Life stage Existential dilemma
infancy mistrust trust
early childhood doubt autonomy
play age guilt initiative
schhol age inferiority industry
adolescence role-confusion identity
young adulthood isolation intimacy
adulthood stagnation generativity
mature adulthood despair integrity

12-step Methodologies: Given the 12-fold structure of the initial table based on "learning/action", it is instructive to compare it with any 12-fold learning processes. As indicated by Samantha Angelina Haylett (Applied Psychology of Addictive Orientations: studies in a 12-step treatment context, 2001), the best known 12-step methodology was formulated in relation to alcoholism and extended to substance abuse. White (1988) reported on the existence of over eighty 12-step related fellowships, including: Narcotics Anonymous, Over eaters anonymous, Gamblers anonymous, and Sex and Love Addictions anonymous. There are also groups designed to support family and friends of people who are suffering from addiction, for example Al-Anon is a Twelve-step programme for the families of alcholics.

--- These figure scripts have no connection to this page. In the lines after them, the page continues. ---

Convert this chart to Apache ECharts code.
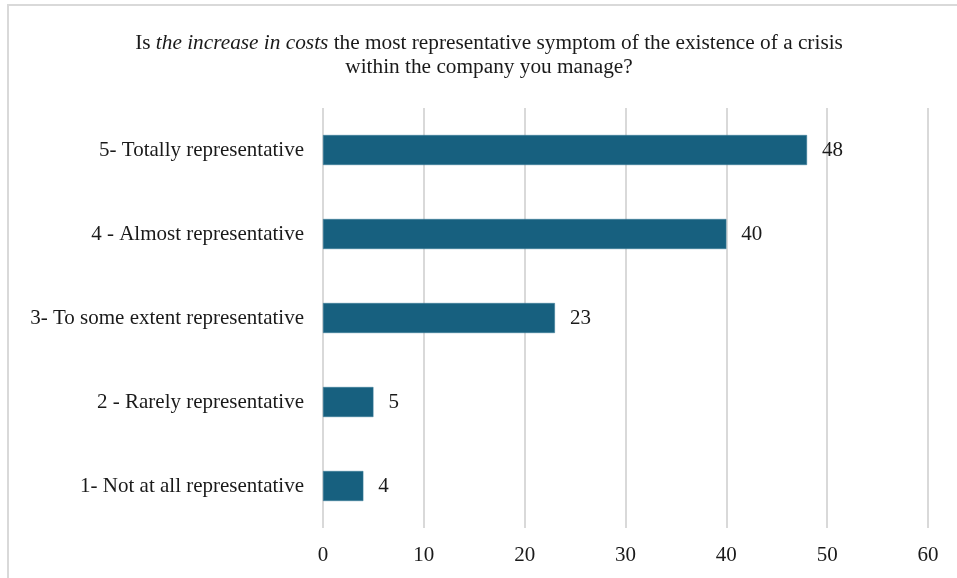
<!DOCTYPE html>
<html>
<head>
<meta charset="utf-8">
<script src="https://cdn.jsdelivr.net/npm/echarts@6/dist/echarts.min.js"></script>
<style>
  html, body { margin: 0; padding: 0; background: #fff; }
  #chart { width: 957px; height: 578px; }
</style>
</head>
<body>
<div id="chart"></div>
<script>
// Survey answers, listed bottom to top as drawn on the category axis
const categories = [
  '1- Not at all representative',
  '2 - Rarely representative',
  '3- To some extent representative',
  '4 - Almost representative',
  '5- Totally representative'
];
const counts = [4, 5, 23, 40, 48];
const xTicks = [0, 10, 20, 30, 40, 50, 60];

const serif = '"Liberation Serif", "Times New Roman", serif';
const textColor = '#1a1a1a';
const fs = 21;
const chart = echarts.init(document.getElementById('chart'), null, { renderer: 'canvas' });

chart.setOption({
  animation: false,
  backgroundColor: '#ffffff',
  graphic: [{
    type: 'rect',
    shape: { x: 8, y: 5, width: 1000, height: 700 },
    style: { fill: 'none', stroke: '#d9d9d9', lineWidth: 2 },
    silent: true
  }],
  title: {
    left: 484,
    top: 26,
    textAlign: 'center',
    text: '{n|Is }{i|the increase in costs}{n| the most representative symptom of the existence of a crisis}\n{n|within the company you manage?}',
    textStyle: {
      fontWeight: 'normal',
      rich: {
        n: { fontFamily: serif, fontSize: 21.3, fontWeight: 'normal', color: textColor, lineHeight: 24 },
        i: { fontFamily: serif, fontSize: 21.3, fontWeight: 'normal', fontStyle: 'italic', color: textColor, lineHeight: 24 }
      }
    }
  },
  grid: { left: 323, right: 29, top: 108, bottom: 50, containLabel: false },
  xAxis: {
    type: 'value',
    min: xTicks[0],
    max: xTicks[xTicks.length - 1],
    interval: 10,
    axisLine: { show: false },
    axisTick: { show: false },
    splitLine: { show: true, lineStyle: { color: '#d9d9d9', width: 2 } },
    axisLabel: { fontFamily: serif, fontSize: fs, color: textColor, margin: 17 }
  },
  yAxis: {
    type: 'category',
    data: categories,
    axisLine: { show: false },
    axisTick: { show: false },
    axisLabel: { fontFamily: serif, fontSize: fs, color: textColor, margin: 19 }
  },
  series: [{
    type: 'bar',
    data: counts,
    barWidth: 30,
    itemStyle: { color: '#17607f', borderColor: '#3b7d99', borderWidth: 0.5 },
    label: {
      show: true,
      position: 'right',
      distance: 15,
      fontFamily: serif,
      fontSize: fs,
      color: textColor
    }
  }]
});
</script>
</body>
</html>
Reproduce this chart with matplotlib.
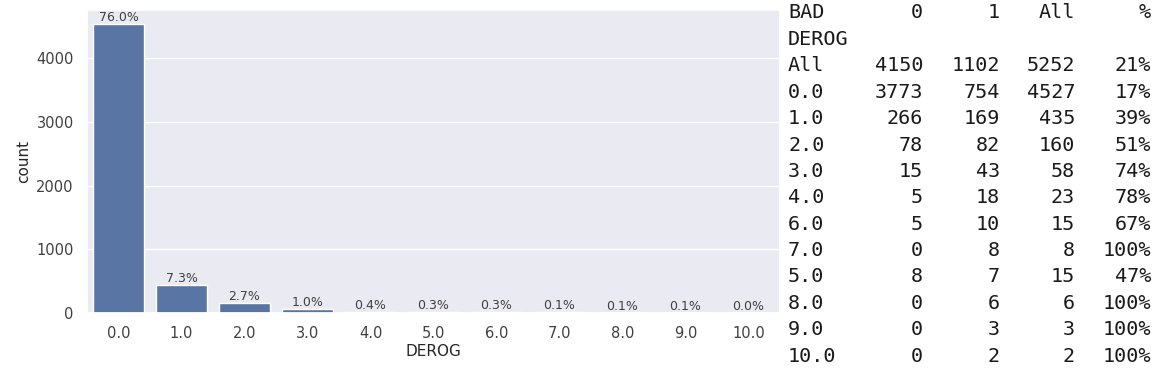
import matplotlib
matplotlib.use("Agg")
import matplotlib.pyplot as plt
import seaborn as sns

# DEROG value counts (bar chart)
derog = ["0.0", "1.0", "2.0", "3.0", "4.0", "5.0", "6.0", "7.0", "8.0", "9.0", "10.0"]
counts = [4527, 435, 160, 58, 23, 15, 15, 8, 6, 3, 2]
pct_labels = ["76.0%", "7.3%", "2.7%", "1.0%", "0.4%", "0.3%", "0.3%", "0.1%", "0.1%", "0.1%", "0.0%"]

# crosstab DEROG x BAD
tab_header = ["BAD", "0", "1", "All", "%"]
tab_rows = ["All", "0.0", "1.0", "2.0", "3.0", "4.0", "6.0", "7.0", "5.0", "8.0", "9.0", "10.0"]
tab_bad0 = [4150, 3773, 266, 78, 15, 5, 5, 0, 8, 0, 0, 0]
tab_bad1 = [1102, 754, 169, 82, 43, 18, 10, 8, 7, 6, 3, 2]
tab_all = [5252, 4527, 435, 160, 58, 23, 15, 8, 15, 6, 3, 2]
tab_pct = ["21%", "17%", "39%", "51%", "74%", "78%", "67%", "100%", "47%", "100%", "100%", "100%"]

sns.set_theme(style="darkgrid")

fig = plt.figure(figsize=(11.65, 3.75), dpi=100)
W, H = 1165, 375
ax = fig.add_axes([87 / W, 1 - 313 / H, (780 - 87) / W, (313 - 10) / H])

x = list(range(len(derog)))
bars = ax.bar(x, counts, width=0.8, color="#5975A4", edgecolor="white", linewidth=1)
ax.set_xlim(-0.5, len(derog) - 0.5)
ax.xaxis.grid(False)
ax.set_xticks(x)
ax.set_xticklabels(derog)
ax.tick_params(labelsize=10.5, colors="0.25")
ax.set_xlabel("DEROG", fontsize=11, color="0.15", labelpad=2)
ax.set_ylabel("count", fontsize=11, color="0.15")

for b, lab in zip(bars, pct_labels):
    ax.text(b.get_x() + b.get_width() / 2, b.get_height(), lab,
            ha="center", va="bottom", fontsize=9, color="0.25")

# text table on the right
mono = dict(family="DejaVu Sans Mono", fontsize=14.5, color="#1a1a1a")
left = 788
col_right = [923, 1000, 1075, 1151]
y0, dy = 13, 26.4


def fy(py):
    return 1 - py / H


fig.text(left / W, fy(y0), tab_header[0], ha="left", va="center", **mono)
for cx, h in zip(col_right, tab_header[1:]):
    fig.text(cx / W, fy(y0), h, ha="right", va="center", **mono)
fig.text(left / W, fy(y0 + dy), "DEROG", ha="left", va="center", **mono)

for i, name in enumerate(tab_rows):
    yy = fy(y0 + dy * (i + 2))
    fig.text(left / W, yy, name, ha="left", va="center", **mono)
    vals = [str(tab_bad0[i]), str(tab_bad1[i]), str(tab_all[i]), tab_pct[i]]
    for cx, v in zip(col_right, vals):
        fig.text(cx / W, yy, v, ha="right", va="center", **mono)

fig.savefig("out.png", dpi=100)
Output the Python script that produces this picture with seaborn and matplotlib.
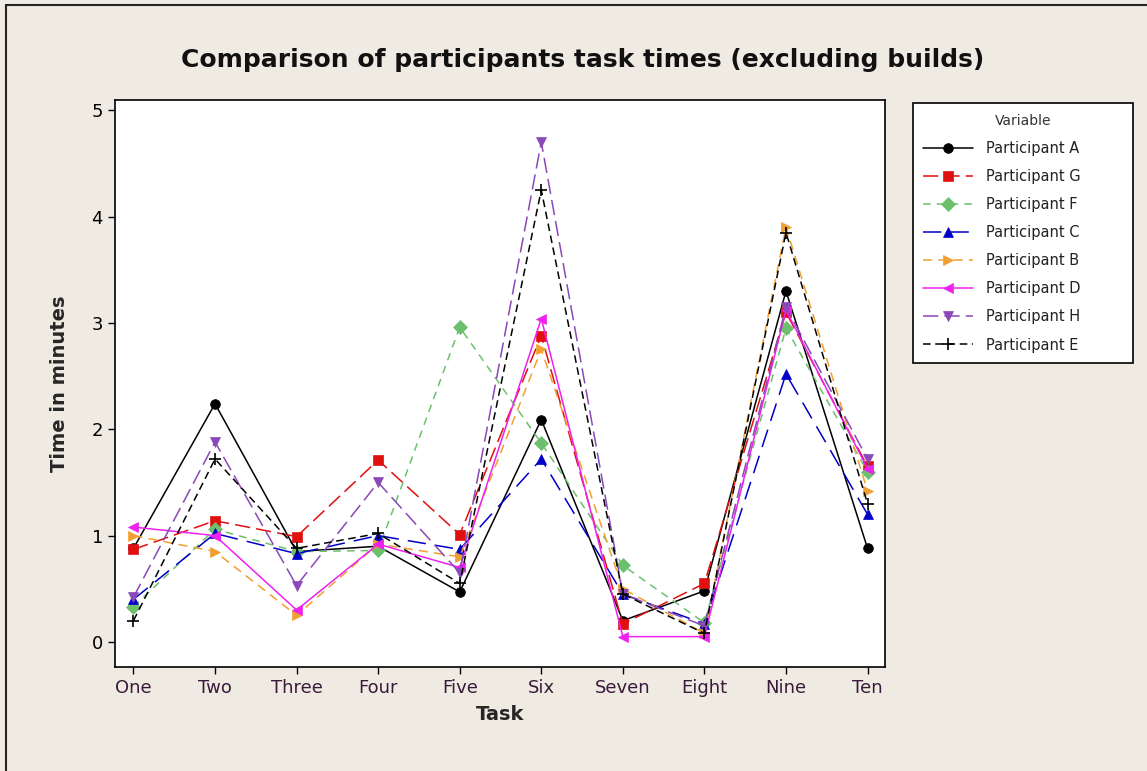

The Twelve Steps were first published in 1939 and contain the original concepts and inspiration of Alcoholics Anonymous:

    1. We admitted we were powerless over alcohol - that our lives had become unmanageable.
    2. Came to believe that a Power greater than ourselves could restore us to sanity.
    3. Made a decision to turn our will and our lives over to the care of God as we understood Him
    4. Made a searching and fearless moral inventory of ourselves.
    5. Admitted to God, to ourselves and to another human being the exact nature of our wrongs.
    6. Were entirely ready to have God remove all these defects of character
    7. Humbly asked Him to remove our shortcomings.
    8. Made a list of all persons we had harmed, and became willing to make amends to them all.
    9. Made direct amends to such people wherever possible, except when to do so would injure them or others.
    10. Continued to take personal inventory, and when we were wrong, promptly admitted it.
    11. Sought through prayer and meditation to improve our conscious contact with God as we understood Him, praying only for knowledge of his will for us and the power to carry that out.
    12. Having had a spiritual awakening as the result of these steps, we tried to carry this message to alcoholics, and to practice these principles in all our affairs" . (Alcoholics Anonymous, 1976).

These were associated with six principles of recovery. The 12 steps were partly inspired by William James's book Varieties of Religious Experience (1902). This provided the conceptual basis for the necessity of the subjugation of the self and the acknowledgement of powerlessness, which became known as the first step of AA. However, little is understood about 12-step programs from a cross-cultural perspective, and the efficacy of culturally developed programs addressing the spiritual needs and alcohol problems of specific cultural groups, (e.g., American Indians) have been inadequately studied.

An interesting variant has been developed for weather forecasting methodologies:

    1. Which medium range models are available?
    2. Keep track of latest model changes and updated model characteristics and biases
    3. Use mean height maps...teleconnections and climate patterns to establish storm track
    4. Compare initial and model forecast fields to observed data
    5. Contrast medium-range model runs...assess plausibility and consider the forecast problems of the day
    6. Check model run..run continuity and trends
    7. Utilize ensemble forecasting techniques
    8. Check vertical and spatial model consistency
    9. Use short-range guidance to update forecast
    10. Choose model(s) or an adjusted solution
    11. Use experience to apply sensible weather forecasting techniques after assessment of forecast confidence and uncertainity
    12. Verification makes you smarter!

There are a number of 12-step design procedures. One trade-marked variant has been developed for computer system's "complete life-cycle from specification through design through installation through secure ongoing operations, maintenance and support". Another details its steps as: grok, spec, partition/map, implement, simulate, compile, simulate, place, route, analyze, bring-up, archive.